I don’t blame you girl! My friend had an outrageously huge wedding; 425 people total! But people used that as an excuse to start bringing random boyfriends, family members, and OTHER friends of theirs, because they’d heard it was going to be ‘the party of the year’ and they wanted to basically take advantage. Two months before the wedding, her parents had to call 78 people and tell them that, no, actually, you can’t bring your step-brother or your new girlfriend or your three roommates, SORRY.

Do what you have to do, it’s YOUR day. If they don’t like it, it’s their own fault for being so rude and presumptuous in the first place!

Post # 9
Member
3539 posts
Sugar bee
  • Wedding: August 2010

425 people MY GOODNESS!!  I would faint if i have that many ppl and .. i dont even think I know that many people… hate to be in that family calling people up.

Post # 11
Member
837 posts
Busy bee
  • Wedding: October 2010

I totally agree that they are being rude by asking you, but please remember that you have to invite both parties of a long-term relationship and couples that live together.  You can’t only invite one of them, even if they will know other people there.

Post # 13
Member
142 posts
Blushing bee
  • Wedding: May 2011

Lol, too funny and I understand your frustration because so people don’t understand etiquette for weddings or anything else. I think you are on the right track by ignoring them and letting the invites speak for themselves.

Post # 14
Member
510 posts
Busy bee
  • Wedding: November 2010

I definitely understand! I didn’t even know about the plus 1 rule until last year, when I started reading up on wedding ettiquette. There are definitely some friends on my list that aren’t in relationships right now, so I’m not giving them a plus 1, especially when other friends will be at the wedding. I did have my sister say that she wanted a plus 1, when she isn’t dating someone.
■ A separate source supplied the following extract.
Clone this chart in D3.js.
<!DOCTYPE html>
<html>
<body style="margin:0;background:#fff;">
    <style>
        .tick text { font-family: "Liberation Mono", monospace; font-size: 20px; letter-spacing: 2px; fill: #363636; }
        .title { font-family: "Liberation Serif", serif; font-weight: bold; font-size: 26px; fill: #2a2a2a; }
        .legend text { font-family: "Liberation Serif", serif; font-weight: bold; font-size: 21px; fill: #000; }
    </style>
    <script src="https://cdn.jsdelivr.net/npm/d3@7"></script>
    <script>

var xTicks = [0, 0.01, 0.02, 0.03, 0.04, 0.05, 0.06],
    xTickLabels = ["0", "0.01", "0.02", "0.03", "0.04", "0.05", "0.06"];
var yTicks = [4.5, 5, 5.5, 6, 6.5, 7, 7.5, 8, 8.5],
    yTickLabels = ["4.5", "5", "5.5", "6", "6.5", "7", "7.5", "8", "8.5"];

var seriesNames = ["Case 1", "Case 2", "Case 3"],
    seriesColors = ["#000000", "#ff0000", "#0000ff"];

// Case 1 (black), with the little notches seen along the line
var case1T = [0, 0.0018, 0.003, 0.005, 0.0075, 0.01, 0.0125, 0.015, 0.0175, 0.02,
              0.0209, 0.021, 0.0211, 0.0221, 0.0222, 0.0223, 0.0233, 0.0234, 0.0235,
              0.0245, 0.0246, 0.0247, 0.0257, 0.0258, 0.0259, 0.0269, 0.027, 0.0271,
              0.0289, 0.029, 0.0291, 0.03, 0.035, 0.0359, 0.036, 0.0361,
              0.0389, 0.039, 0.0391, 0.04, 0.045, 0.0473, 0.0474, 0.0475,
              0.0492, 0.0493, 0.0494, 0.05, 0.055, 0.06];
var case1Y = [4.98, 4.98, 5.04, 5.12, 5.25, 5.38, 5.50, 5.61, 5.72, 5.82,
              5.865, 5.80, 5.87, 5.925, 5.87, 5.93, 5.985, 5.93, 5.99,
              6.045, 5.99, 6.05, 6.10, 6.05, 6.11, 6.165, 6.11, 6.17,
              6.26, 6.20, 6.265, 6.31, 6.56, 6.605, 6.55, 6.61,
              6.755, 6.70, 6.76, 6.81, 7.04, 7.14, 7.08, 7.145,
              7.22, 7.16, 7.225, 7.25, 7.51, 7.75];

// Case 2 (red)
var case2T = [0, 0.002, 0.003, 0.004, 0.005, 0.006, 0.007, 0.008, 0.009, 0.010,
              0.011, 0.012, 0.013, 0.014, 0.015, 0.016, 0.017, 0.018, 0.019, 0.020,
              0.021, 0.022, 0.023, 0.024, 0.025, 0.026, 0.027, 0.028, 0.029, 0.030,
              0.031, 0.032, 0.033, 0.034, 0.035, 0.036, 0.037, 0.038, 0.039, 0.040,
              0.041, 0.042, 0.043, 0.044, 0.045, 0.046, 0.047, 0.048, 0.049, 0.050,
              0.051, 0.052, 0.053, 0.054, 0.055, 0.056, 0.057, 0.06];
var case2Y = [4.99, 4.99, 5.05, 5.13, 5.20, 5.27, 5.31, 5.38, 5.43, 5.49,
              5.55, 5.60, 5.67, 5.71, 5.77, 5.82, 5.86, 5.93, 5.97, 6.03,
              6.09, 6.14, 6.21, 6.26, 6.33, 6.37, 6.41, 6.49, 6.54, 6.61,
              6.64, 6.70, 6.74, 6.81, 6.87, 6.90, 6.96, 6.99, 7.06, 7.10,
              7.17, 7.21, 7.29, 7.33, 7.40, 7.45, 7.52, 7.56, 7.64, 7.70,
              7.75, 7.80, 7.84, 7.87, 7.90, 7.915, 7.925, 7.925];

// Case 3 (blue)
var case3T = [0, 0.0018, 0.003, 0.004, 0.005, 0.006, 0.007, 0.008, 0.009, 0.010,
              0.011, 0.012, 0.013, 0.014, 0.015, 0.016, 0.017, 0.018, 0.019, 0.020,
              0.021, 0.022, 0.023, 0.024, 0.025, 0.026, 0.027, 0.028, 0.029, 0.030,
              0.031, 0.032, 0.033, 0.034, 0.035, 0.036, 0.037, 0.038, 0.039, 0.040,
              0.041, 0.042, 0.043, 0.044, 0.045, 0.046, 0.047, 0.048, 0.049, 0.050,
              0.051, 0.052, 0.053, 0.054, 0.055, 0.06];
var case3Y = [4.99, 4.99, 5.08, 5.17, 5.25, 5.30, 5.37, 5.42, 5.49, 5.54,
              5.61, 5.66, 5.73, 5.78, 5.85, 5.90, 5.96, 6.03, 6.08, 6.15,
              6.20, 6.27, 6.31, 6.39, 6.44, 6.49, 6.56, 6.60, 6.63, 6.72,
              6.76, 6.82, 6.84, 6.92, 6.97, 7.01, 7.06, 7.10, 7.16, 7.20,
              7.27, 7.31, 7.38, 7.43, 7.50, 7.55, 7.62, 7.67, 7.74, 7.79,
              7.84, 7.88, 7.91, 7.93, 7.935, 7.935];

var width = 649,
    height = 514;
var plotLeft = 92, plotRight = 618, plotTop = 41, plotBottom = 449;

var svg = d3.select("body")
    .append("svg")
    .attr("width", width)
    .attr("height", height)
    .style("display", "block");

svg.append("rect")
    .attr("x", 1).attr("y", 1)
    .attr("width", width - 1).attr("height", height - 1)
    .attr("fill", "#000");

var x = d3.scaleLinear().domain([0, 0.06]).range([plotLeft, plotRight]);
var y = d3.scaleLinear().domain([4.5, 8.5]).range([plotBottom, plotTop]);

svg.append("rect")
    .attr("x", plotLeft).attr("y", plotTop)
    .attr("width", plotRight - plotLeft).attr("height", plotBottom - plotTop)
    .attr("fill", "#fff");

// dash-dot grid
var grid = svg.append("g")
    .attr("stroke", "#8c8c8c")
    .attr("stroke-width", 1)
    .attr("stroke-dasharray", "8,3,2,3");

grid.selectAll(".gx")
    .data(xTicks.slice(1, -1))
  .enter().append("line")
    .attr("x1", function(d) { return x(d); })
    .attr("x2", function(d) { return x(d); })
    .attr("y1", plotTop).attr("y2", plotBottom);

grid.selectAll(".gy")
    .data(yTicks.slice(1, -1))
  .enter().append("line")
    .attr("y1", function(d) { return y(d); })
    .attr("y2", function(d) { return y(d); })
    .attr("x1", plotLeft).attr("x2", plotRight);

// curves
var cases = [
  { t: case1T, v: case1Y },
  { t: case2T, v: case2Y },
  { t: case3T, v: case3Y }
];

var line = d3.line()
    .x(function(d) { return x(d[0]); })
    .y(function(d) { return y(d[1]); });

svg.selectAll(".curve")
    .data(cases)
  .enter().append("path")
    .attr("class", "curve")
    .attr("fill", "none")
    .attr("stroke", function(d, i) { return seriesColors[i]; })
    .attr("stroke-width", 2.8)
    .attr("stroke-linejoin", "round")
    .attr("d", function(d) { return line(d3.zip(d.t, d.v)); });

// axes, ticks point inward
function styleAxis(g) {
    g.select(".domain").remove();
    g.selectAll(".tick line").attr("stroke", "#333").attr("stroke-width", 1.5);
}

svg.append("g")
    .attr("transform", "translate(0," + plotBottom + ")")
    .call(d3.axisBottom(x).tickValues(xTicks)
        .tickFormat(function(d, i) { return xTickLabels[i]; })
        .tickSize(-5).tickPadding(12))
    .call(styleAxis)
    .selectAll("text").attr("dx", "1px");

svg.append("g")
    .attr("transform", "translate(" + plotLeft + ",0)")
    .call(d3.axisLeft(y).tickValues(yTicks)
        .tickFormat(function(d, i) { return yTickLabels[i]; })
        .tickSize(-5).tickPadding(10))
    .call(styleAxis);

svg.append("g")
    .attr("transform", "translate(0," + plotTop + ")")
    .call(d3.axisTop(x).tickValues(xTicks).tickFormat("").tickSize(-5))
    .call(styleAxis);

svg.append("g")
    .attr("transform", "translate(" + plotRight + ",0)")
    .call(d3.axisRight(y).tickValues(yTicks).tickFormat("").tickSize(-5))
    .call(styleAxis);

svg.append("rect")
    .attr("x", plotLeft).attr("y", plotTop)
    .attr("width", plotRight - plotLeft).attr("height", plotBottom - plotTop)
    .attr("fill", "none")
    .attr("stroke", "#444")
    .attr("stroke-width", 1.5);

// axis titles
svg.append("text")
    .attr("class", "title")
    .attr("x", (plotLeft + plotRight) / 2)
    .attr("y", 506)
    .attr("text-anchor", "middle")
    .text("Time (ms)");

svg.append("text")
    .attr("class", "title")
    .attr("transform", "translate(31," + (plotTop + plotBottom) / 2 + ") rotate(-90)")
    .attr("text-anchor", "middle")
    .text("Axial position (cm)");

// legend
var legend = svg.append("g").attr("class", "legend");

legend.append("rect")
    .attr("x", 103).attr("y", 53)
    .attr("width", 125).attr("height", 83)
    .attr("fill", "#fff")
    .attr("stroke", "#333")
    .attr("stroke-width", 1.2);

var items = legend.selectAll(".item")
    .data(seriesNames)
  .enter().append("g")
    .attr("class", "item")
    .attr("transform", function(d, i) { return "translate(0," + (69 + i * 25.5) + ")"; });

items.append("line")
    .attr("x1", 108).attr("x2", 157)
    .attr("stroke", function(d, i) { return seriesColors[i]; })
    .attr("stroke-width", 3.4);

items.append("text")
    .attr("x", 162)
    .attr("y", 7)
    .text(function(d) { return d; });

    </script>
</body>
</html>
Luckily I just added one of our high school friends to the list who isn’t dating anyone, and they decided to go together, so yay, I don’t need to add 2 plus 1’s! haha. Drama!

Post # 15
Member
175 posts
Blushing bee
  • Wedding: July 2010

I only put plus 1s for people who are in a relationship, and that I have at least heard of their SO. It didn’t matter to me if I’d actually met them, but if my friend actually took the effort to tell me about them then that was good enough for me. 

Everyone else didn’t get one. Although, I wouldn’t be upset if they wanted to bring a friend, especially if they feel like they won’t know anyone else. 
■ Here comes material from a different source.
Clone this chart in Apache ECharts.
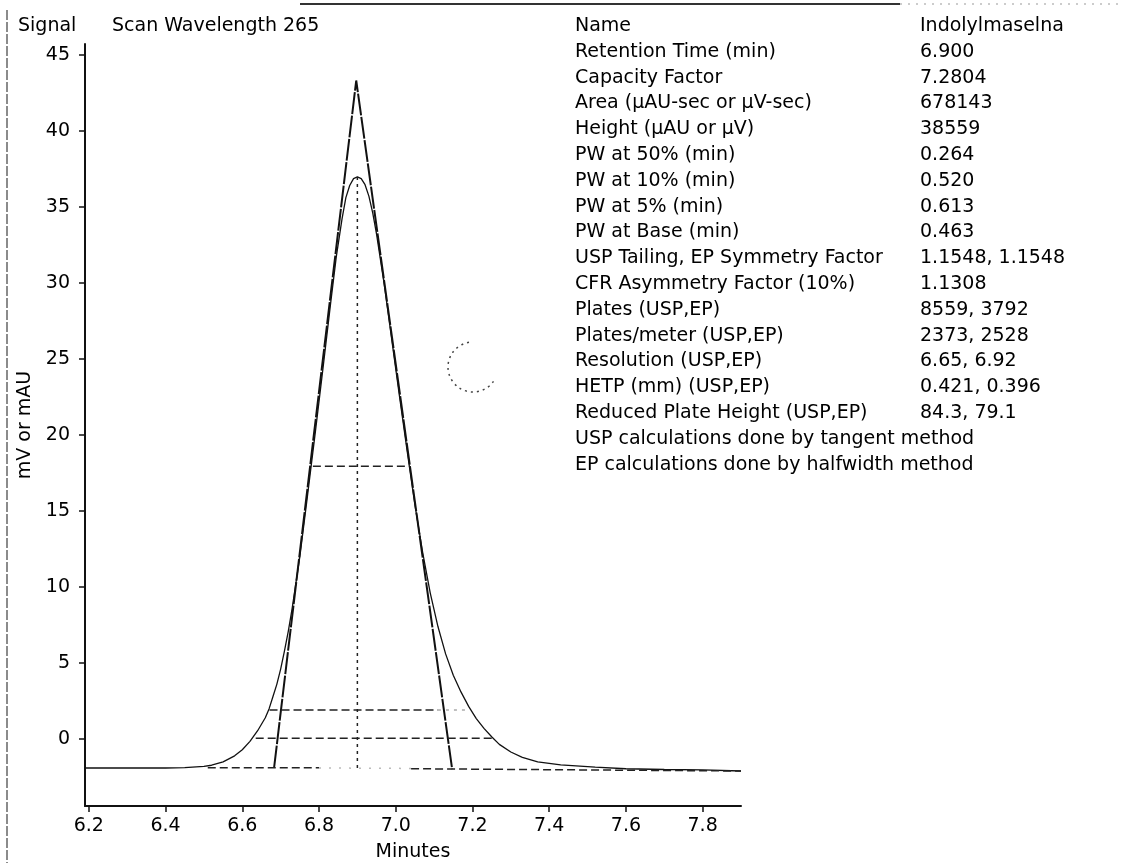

Future Sister-In-Law asked if her boyfriend of a few months could sit at the head table… um NO! 

Post # 16
Member
573 posts
Busy bee
  • Wedding: April 2010

That is super annoying. Let each person who posted know that the STD is just to give them a heads up for their work/travel schedule, not to start finding someone to take with them. You can also prep them if you know your guest policy.

When you do set your guest list, be sure to set a specific guideline for invites and stick to it. We didn’t invite + 1’s, but a couple of people had dates with them because we were friends with each person and they happen to be in relationships. It was pretty obvious in those cases, so it worked out well. If you get into “well, I met so-and-so that time…” and “well they’ve been together for x months, vs y months” people will not be able to tell why they couldn’t bring someone.